__Aim of the exercise__. Where a line contains the string "page", copy that line.

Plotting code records
* * * * *

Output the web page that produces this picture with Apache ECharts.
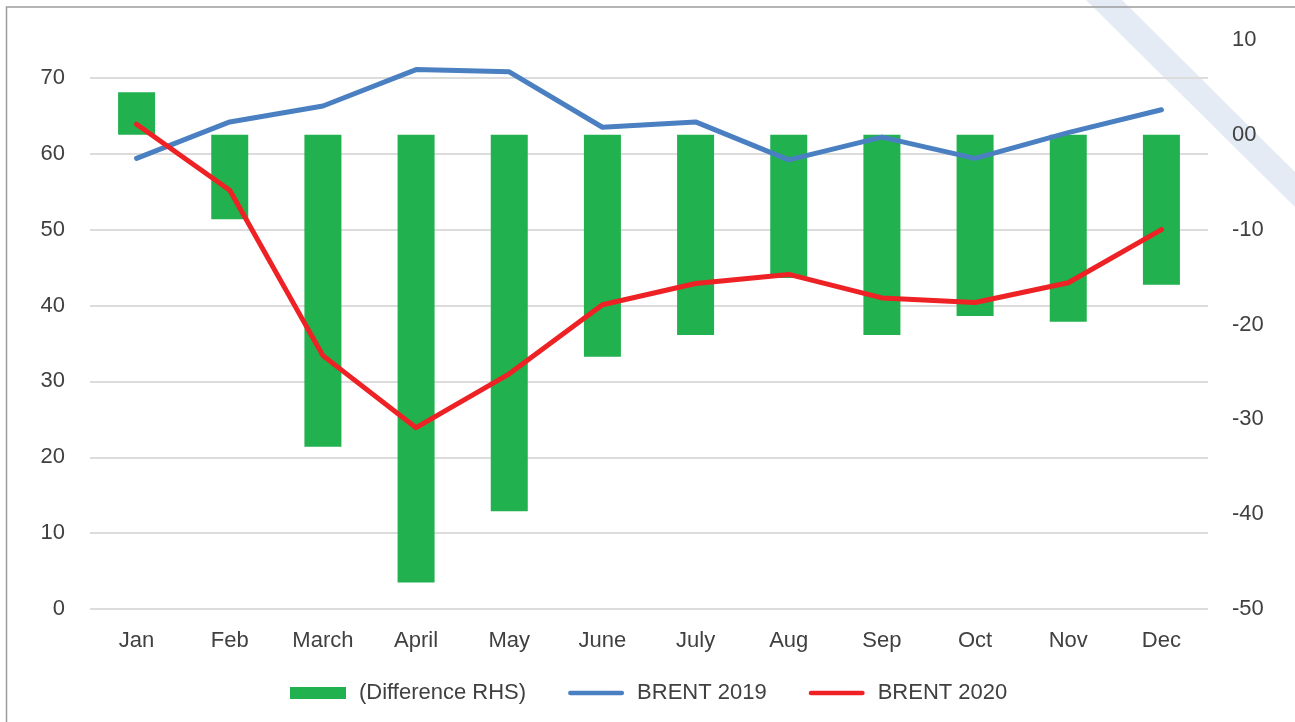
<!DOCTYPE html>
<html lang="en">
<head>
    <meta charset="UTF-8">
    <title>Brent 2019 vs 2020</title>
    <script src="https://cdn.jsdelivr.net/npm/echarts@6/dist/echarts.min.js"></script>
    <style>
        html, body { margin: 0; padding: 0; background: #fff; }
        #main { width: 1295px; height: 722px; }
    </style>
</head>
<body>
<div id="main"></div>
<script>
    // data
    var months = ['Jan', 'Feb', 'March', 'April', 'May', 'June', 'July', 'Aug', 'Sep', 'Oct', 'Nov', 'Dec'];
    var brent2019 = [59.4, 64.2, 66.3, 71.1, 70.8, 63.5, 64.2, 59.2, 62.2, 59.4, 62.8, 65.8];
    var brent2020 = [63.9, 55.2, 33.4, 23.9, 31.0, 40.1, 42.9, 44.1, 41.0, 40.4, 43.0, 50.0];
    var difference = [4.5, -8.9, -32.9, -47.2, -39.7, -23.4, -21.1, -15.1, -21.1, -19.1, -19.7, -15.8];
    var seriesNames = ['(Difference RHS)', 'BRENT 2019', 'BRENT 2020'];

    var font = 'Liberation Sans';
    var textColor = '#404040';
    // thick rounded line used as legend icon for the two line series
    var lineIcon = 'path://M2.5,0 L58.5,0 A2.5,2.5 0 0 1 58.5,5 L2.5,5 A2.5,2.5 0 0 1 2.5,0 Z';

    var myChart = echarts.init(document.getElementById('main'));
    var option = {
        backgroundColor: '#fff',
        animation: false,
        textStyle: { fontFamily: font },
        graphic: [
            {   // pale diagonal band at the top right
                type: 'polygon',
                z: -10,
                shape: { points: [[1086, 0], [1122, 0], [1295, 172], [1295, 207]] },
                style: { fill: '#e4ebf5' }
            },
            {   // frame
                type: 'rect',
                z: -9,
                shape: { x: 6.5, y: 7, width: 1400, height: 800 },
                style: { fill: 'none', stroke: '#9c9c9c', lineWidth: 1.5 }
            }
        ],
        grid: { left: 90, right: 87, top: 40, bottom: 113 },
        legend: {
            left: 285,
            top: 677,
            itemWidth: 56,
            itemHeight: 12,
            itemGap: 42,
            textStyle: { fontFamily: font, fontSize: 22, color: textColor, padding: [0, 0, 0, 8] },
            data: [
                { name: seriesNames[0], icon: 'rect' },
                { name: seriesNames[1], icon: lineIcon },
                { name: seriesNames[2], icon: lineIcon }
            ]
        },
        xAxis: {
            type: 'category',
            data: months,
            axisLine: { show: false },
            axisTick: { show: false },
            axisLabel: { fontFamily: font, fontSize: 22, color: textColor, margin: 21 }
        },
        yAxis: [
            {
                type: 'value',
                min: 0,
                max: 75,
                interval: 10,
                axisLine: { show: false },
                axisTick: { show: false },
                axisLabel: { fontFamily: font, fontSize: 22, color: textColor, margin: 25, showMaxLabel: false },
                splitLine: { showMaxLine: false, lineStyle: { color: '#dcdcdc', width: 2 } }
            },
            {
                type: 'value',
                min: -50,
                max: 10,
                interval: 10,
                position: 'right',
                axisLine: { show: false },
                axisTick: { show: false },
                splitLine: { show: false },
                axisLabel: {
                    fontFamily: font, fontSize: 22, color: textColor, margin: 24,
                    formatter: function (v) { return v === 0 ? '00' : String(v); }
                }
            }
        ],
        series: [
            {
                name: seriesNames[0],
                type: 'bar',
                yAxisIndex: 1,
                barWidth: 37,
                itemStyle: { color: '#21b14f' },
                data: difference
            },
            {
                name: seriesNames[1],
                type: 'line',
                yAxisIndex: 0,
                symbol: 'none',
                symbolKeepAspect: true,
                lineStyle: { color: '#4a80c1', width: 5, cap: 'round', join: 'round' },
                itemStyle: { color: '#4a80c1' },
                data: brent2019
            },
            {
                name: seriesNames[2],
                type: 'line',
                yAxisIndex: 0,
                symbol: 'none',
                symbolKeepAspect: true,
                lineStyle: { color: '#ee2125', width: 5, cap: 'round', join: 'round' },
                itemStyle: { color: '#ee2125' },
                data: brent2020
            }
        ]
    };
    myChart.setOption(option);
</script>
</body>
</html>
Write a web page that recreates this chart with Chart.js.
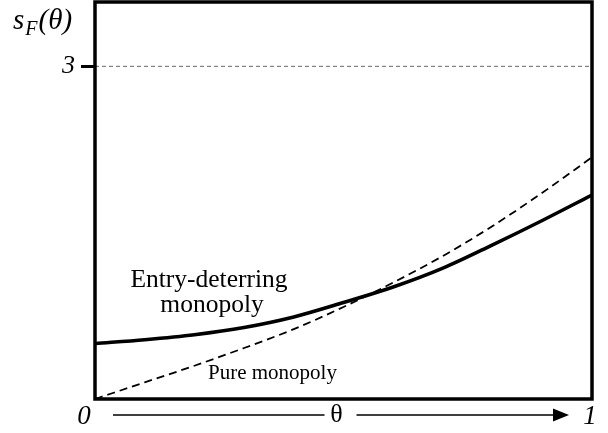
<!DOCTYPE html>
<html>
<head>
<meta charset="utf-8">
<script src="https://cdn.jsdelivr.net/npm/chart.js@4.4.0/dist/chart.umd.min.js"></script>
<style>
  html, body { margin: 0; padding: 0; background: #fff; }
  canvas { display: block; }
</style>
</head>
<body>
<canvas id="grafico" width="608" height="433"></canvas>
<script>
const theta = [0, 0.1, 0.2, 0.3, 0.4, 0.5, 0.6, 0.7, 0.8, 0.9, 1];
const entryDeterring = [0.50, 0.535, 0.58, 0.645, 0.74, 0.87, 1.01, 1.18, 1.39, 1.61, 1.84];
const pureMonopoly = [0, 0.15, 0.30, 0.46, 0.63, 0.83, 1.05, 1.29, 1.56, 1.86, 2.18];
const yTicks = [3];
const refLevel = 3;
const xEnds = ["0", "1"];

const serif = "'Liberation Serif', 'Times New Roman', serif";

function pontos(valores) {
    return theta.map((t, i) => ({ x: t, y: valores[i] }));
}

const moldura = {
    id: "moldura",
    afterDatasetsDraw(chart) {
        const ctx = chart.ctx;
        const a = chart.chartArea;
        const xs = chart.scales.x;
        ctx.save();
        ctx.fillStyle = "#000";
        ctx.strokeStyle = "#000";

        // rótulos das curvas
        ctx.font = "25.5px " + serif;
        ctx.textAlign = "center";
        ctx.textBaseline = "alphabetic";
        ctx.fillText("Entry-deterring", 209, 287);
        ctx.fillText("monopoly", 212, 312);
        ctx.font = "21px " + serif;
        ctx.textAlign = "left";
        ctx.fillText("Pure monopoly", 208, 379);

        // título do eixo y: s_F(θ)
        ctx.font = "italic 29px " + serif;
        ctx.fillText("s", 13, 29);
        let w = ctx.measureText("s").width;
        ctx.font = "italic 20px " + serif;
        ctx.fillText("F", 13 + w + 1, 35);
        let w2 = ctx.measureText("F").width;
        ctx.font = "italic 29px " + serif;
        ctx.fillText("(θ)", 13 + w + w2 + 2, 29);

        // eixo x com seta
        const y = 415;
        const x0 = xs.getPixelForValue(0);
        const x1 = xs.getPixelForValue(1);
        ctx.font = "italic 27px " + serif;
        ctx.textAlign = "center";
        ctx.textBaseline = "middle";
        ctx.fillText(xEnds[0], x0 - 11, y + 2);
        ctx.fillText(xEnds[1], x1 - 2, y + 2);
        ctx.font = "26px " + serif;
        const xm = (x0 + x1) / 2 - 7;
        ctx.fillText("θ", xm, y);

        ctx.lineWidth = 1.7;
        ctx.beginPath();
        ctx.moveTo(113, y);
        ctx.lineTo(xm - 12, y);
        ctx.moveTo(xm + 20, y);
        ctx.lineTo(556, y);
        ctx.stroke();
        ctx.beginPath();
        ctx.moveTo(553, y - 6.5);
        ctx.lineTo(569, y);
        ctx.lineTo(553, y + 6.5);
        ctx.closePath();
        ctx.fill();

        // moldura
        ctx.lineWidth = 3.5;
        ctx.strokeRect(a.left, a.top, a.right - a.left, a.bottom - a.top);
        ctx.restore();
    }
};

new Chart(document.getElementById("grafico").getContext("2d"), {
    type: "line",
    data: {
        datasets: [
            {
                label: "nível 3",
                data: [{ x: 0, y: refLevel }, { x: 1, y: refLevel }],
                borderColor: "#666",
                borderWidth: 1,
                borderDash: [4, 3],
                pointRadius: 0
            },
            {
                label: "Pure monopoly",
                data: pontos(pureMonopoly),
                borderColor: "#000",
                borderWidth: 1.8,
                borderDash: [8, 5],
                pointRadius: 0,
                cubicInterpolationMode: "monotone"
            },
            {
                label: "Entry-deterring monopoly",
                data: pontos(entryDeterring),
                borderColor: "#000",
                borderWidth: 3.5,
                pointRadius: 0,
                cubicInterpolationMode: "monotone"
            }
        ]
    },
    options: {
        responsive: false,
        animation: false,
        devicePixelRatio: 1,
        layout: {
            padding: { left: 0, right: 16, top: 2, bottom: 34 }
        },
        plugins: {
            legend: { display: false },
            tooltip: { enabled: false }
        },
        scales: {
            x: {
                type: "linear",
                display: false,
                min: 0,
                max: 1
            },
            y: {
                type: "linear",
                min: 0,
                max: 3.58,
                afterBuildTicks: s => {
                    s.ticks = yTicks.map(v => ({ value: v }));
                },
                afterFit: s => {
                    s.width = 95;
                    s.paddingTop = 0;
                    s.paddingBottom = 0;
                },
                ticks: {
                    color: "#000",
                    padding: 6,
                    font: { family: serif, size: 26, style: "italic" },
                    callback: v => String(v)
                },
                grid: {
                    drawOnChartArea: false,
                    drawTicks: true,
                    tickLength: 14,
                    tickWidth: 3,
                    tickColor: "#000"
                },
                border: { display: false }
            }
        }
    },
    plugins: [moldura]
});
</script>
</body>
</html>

* * * * *

__Result of this exercise__.
Output the web page that produces this picture with Apache ECharts.
Write a web page that recreates this chart with Chart.js.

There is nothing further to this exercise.